Fluctuation of speed:

• The difference between the maximum and minimum speeds during the cycle is called maximum fluctuation of speed.
• The ratio of maximum fluctuation of speed to the mean speed is known as the coefficient of fluctuation of speed.

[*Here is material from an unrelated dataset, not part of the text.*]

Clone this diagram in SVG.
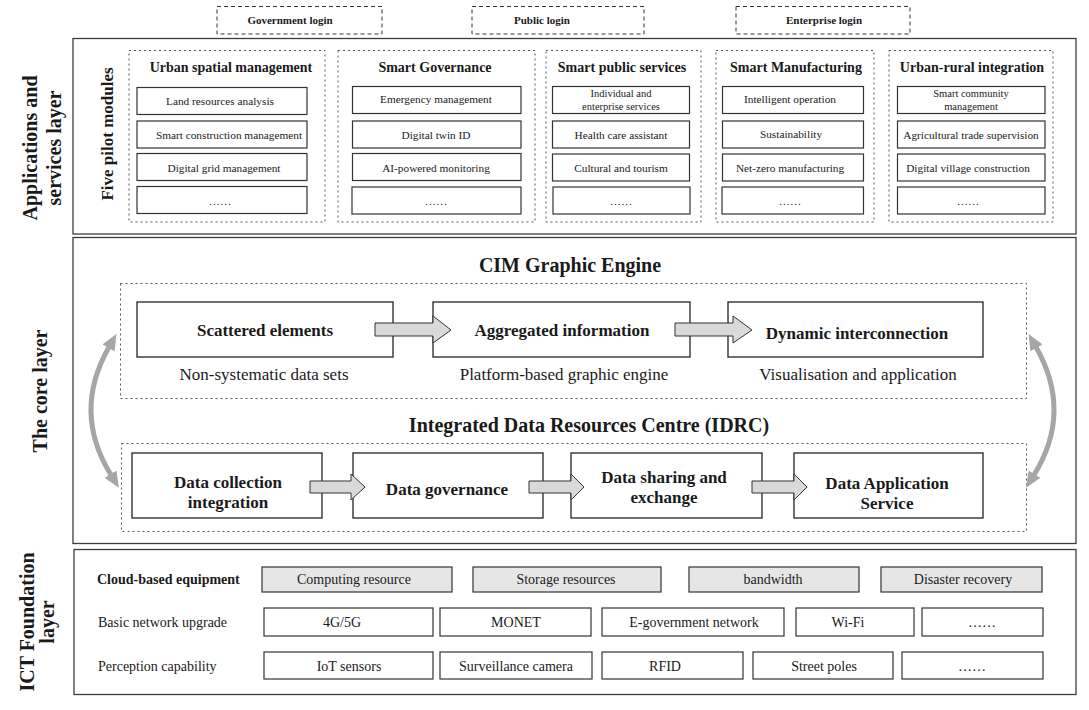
<svg xmlns="http://www.w3.org/2000/svg" width="1089" height="710" viewBox="0 0 1089 710">
<defs>
<style>
text{font-family:"Liberation Serif","Times New Roman",serif;fill:#1a1a1a}
.b{font-weight:bold}
.m{text-anchor:middle}
.layer{fill:none;stroke:#3c3c3c;stroke-width:1.3}
.dot{fill:none;stroke:#555;stroke-width:1;stroke-dasharray:2 3}
.dash{fill:none;stroke:#333;stroke-width:1;stroke-dasharray:4 3}
.item{fill:#fff;stroke:#333;stroke-width:1.2}
.gbox{fill:#e6e6e6;stroke:#333;stroke-width:1.2}
.box{fill:#fff;stroke:#222;stroke-width:1.3}
.blk{fill:#d9d9d9;stroke:#333;stroke-width:1}
.curve{fill:none;stroke:#a6a6a6;stroke-width:5;marker-start:url(#ga);marker-end:url(#ga)}
.it{font-size:11.3px;text-anchor:middle}
.it2{font-size:10.5px;text-anchor:middle}
.mt{font-size:14px;font-weight:bold;text-anchor:middle}
.lg{font-size:11px;font-weight:bold;text-anchor:middle}
.vl{font-size:20px;font-weight:bold;text-anchor:middle}
.bt{font-size:17px;font-weight:bold;text-anchor:middle}
.st{font-size:17px;text-anchor:middle}
.ht{font-size:20px;font-weight:bold;text-anchor:middle}
.rt{font-size:14px;text-anchor:middle}
.rl{font-size:14px}
</style>
<marker id="ga" markerUnits="userSpaceOnUse" markerWidth="18" markerHeight="16" viewBox="0 -8 18 16" refX="1" refY="0" orient="auto-start-reverse">
<path d="M0,-7 L16,0 L0,7 z" fill="#a6a6a6"/>
</marker>
</defs>
<rect width="1089" height="710" fill="#fff"/>

<g id="logins">
<g id="login-gov"><rect class="dash" x="217" y="6.5" width="165" height="27.5"/><text class="lg" x="290" y="23.5">Government login</text></g>
<g id="login-public"><rect class="dash" x="472" y="6.5" width="172" height="27.5"/><text class="lg" x="542" y="23.5">Public login</text></g>
<g id="login-ent"><rect class="dash" x="736" y="6.5" width="174" height="27.5"/><text class="lg" x="824" y="23.5">Enterprise login</text></g>
</g>

<g id="layer-apps">
<rect class="layer" x="73" y="38.5" width="1003" height="195.5"/>
<text class="vl" transform="translate(37,148) rotate(-90)">Applications and</text>
<text class="vl" transform="translate(61,148) rotate(-90)">services layer</text>
<text class="b m" font-size="17" transform="translate(113,134) rotate(-90)">Five pilot modules</text>
</g>

<g id="mod-urban">
<rect class="dot" x="129" y="50.5" width="196" height="171.5"/>
<text class="mt" x="231" y="72">Urban spatial management</text>
<rect class="item" x="137" y="87.5" width="170" height="27"/><text class="it" x="220" y="105">Land resources analysis</text>
<rect class="item" x="137" y="121" width="170" height="27"/><text class="it" x="229" y="138.5">Smart construction management</text>
<rect class="item" x="137" y="153.5" width="170" height="27"/><text class="it" x="224" y="171.5">Digital grid management</text>
<rect class="item" x="137" y="186.5" width="170" height="27"/><text class="it" x="220" y="205">……</text>
</g>

<g id="mod-gov">
<rect class="dot" x="338" y="50.5" width="197" height="171.5"/>
<text class="mt" x="435" y="72">Smart Governance</text>
<rect class="item" x="352.5" y="86.5" width="168.5" height="27"/><text class="it" x="436" y="103">Emergency management</text>
<rect class="item" x="352.5" y="121" width="168.5" height="27"/><text class="it" x="436" y="138.5">Digital twin ID</text>
<rect class="item" x="352.5" y="153.5" width="168.5" height="27"/><text class="it" x="436" y="171.5">AI-powered monitoring</text>
<rect class="item" x="352" y="187" width="169" height="27"/><text class="it" x="436" y="205">……</text>
</g>

<g id="mod-public">
<rect class="dot" x="546" y="50.5" width="155" height="171.5"/>
<text class="mt" x="622" y="72">Smart public services</text>
<rect class="item" x="552.5" y="86.5" width="137" height="27"/><text class="it2" x="621" y="97">Individual and</text><text class="it2" x="621" y="109.5">enterprise services</text>
<rect class="item" x="552.5" y="121" width="137" height="27"/><text class="it" x="621" y="138.5">Health care assistant</text>
<rect class="item" x="552.5" y="154" width="137" height="27"/><text class="it" x="621" y="171.5">Cultural and tourism</text>
<rect class="item" x="553" y="187" width="137" height="27"/><text class="it" x="621" y="205">……</text>
</g>

<g id="mod-manuf">
<rect class="dot" x="716" y="50.5" width="158" height="171.5"/>
<text class="mt" x="796" y="72">Smart Manufacturing</text>
<rect class="item" x="722.5" y="86.5" width="141" height="27"/><text class="it" x="790" y="103">Intelligent operation</text>
<rect class="item" x="722.5" y="121" width="141" height="27"/><text class="it" x="791" y="138">Sustainability</text>
<rect class="item" x="722.5" y="154" width="141" height="27"/><text class="it" x="790" y="171.5">Net-zero manufacturing</text>
<rect class="item" x="722" y="187" width="141.5" height="27"/><text class="it" x="790" y="205">……</text>
</g>

<g id="mod-rural">
<rect class="dot" x="889" y="50.5" width="164" height="171.5"/>
<text class="mt" x="972" y="72">Urban-rural integration</text>
<rect class="item" x="897.5" y="86.5" width="147.5" height="27"/><text class="it2" x="971" y="97">Smart community</text><text class="it2" x="971" y="109.5">management</text>
<rect class="item" x="897.5" y="121" width="147.5" height="27"/><text class="it" x="971" y="138.5">Agricultural trade supervision</text>
<rect class="item" x="897.5" y="154" width="147.5" height="27"/><text class="it" x="968" y="171.5">Digital village construction</text>
<rect class="item" x="897.5" y="187" width="147.5" height="27"/><text class="it" x="968" y="205">……</text>
</g>

<g id="layer-core">
<rect class="layer" x="73" y="237.5" width="1003" height="306"/>
<text class="vl" transform="translate(47,391) rotate(-90)">The core layer</text>
</g>

<g id="cim-engine">
<text class="ht" x="570" y="272">CIM Graphic Engine</text>
<rect class="dot" x="120.5" y="283.5" width="906" height="115"/>
<g id="n-scattered"><rect class="box" x="137" y="302" width="256" height="55"/><text class="bt" x="265" y="336">Scattered elements</text></g>
<text class="st" x="264" y="380">Non-systematic data sets</text>
<g id="n-aggregated"><rect class="box" x="433" y="302" width="257" height="55"/><text class="bt" x="562" y="336">Aggregated information</text></g>
<text class="st" x="564" y="380">Platform-based graphic engine</text>
<g id="n-dynamic"><rect class="box" x="728" y="302" width="255" height="55"/><text class="bt" x="857" y="339">Dynamic interconnection</text></g>
<text class="st" x="858" y="380">Visualisation and application</text>
</g>

<g id="idrc">
<text class="ht" x="589" y="432">Integrated Data Resources Centre (IDRC)</text>
<rect class="dot" x="121.5" y="443.5" width="905" height="88"/>
<g id="n-collection"><rect class="box" x="132" y="453" width="190" height="65"/><text class="bt" x="228" y="488">Data collection</text><text class="bt" x="228" y="508">integration</text></g>
<g id="n-governance"><rect class="box" x="353" y="453" width="190" height="65"/><text class="bt" x="447" y="495">Data governance</text></g>
<g id="n-sharing"><rect class="box" x="571" y="453" width="191" height="65"/><text class="bt" x="664" y="483">Data sharing and</text><text class="bt" x="664" y="503">exchange</text></g>
<g id="n-application"><rect class="box" x="794" y="453" width="189" height="65"/><text class="bt" x="887" y="489">Data Application</text><text class="bt" x="887" y="509">Service</text></g>
</g>

<g id="connectors">
<polygon class="blk" points="375,323 433,323 433,316 451,330 433,343 433,336 375,336"/>
<polygon class="blk" points="675,323 733,323 733,316 752,330 733,343 733,336 675,336"/>
<polygon class="blk" points="310,481 351,481 351,474 365,487 351,500 351,493 310,493"/>
<polygon class="blk" points="529,481 571,481 571,474 584,487 571,500 571,493 529,493"/>
<polygon class="blk" points="752,481 794,481 794,474 807,487 794,500 794,493 752,493"/>
<path class="curve" d="M109,347 Q72,412 111,475"/>
<path class="curve" d="M1036,347 Q1073,412 1034,475"/>
</g>

<g id="layer-ict">
<rect class="layer" x="74" y="549.5" width="1002" height="145"/>
<text class="vl" transform="translate(34,622) rotate(-90)">ICT Foundation</text>
<text class="vl" transform="translate(54,622) rotate(-90)">layer</text>
<text class="rl b" x="97" y="584">Cloud-based equipment</text>
<text class="rl" x="98" y="627">Basic network upgrade</text>
<text class="rl" x="98" y="671">Perception capability</text>
<g id="cloud-row">
<rect class="gbox" x="262" y="567" width="190" height="25"/><text class="rt" x="354" y="584">Computing resource</text>
<rect class="gbox" x="473" y="567" width="188" height="25"/><text class="rt" x="566" y="584">Storage resources</text>
<rect class="gbox" x="689" y="567" width="170" height="25"/><text class="rt" x="773" y="584">bandwidth</text>
<rect class="gbox" x="881" y="567" width="161" height="25"/><text class="rt" x="963" y="584">Disaster recovery</text>
</g>
<g id="network-row">
<rect class="item" x="264" y="608" width="169" height="28"/><text class="rt" x="342" y="627">4G/5G</text>
<rect class="item" x="440" y="608" width="151" height="28"/><text class="rt" x="516" y="627">MONET</text>
<rect class="item" x="602" y="608" width="182" height="28"/><text class="rt" x="694" y="627">E-government network</text>
<rect class="item" x="796" y="608" width="118" height="28"/><text class="rt" x="848" y="627">Wi-Fi</text>
<rect class="item" x="922" y="608" width="121" height="28"/><text class="rt" x="982" y="627">……</text>
</g>
<g id="perception-row">
<rect class="item" x="264" y="652" width="169" height="27"/><text class="rt" x="349" y="671">IoT sensors</text>
<rect class="item" x="440" y="652" width="152" height="27"/><text class="rt" x="516" y="671">Surveillance camera</text>
<rect class="item" x="602" y="652" width="141" height="27"/><text class="rt" x="665" y="671">RFID</text>
<rect class="item" x="753" y="652" width="140" height="27"/><text class="rt" x="824" y="671">Street poles</text>
<rect class="item" x="902" y="652" width="141" height="27"/><text class="rt" x="972" y="671">……</text>
</g>
</g>
</svg>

Coefficients of fluctuations of speed when N (rpm) is given:

${C_s} = \frac{{{N_1}\;-\;{N_2}}}{{{N_{mean}}}}$

Coefficients of fluctuations of speed when angular velocity (ω) is given:

${C_s} = \frac{{{\omega _1}\;-\;{\omega _2}}}{{{\omega _{mean}}}}$

We know that,

${N_{mean}} = \frac{{{N_1}\;+\;{N_2}}}{2},\;and$

${\omega _{mean}} = \frac{{{\omega _1}\;+\;{\omega _2}}}{2}$

Calculation:

Given:

N1 = 410 rpmN2 = 390 rpm.

${C_s} = \frac{{{N_1}\; - \;{N_2}}}{{\frac{{{N_1}\; +\; {N_2}}}{2}}}$

$C_s= \frac{{410\; - \;390}}{{\frac{{410 \;+ \;390}}{2}}}= \frac{{20}}{{400}} = \;\;0.05$

The reciprocal of the coefficient of fluctuation of speed is known as the coefficient of steadiness. It is denoted by (m).

$m = \frac{1}{{{C_s}}}\; = \;\frac{{{N_{mean}}}}{{{N_1} - {N_2}}}$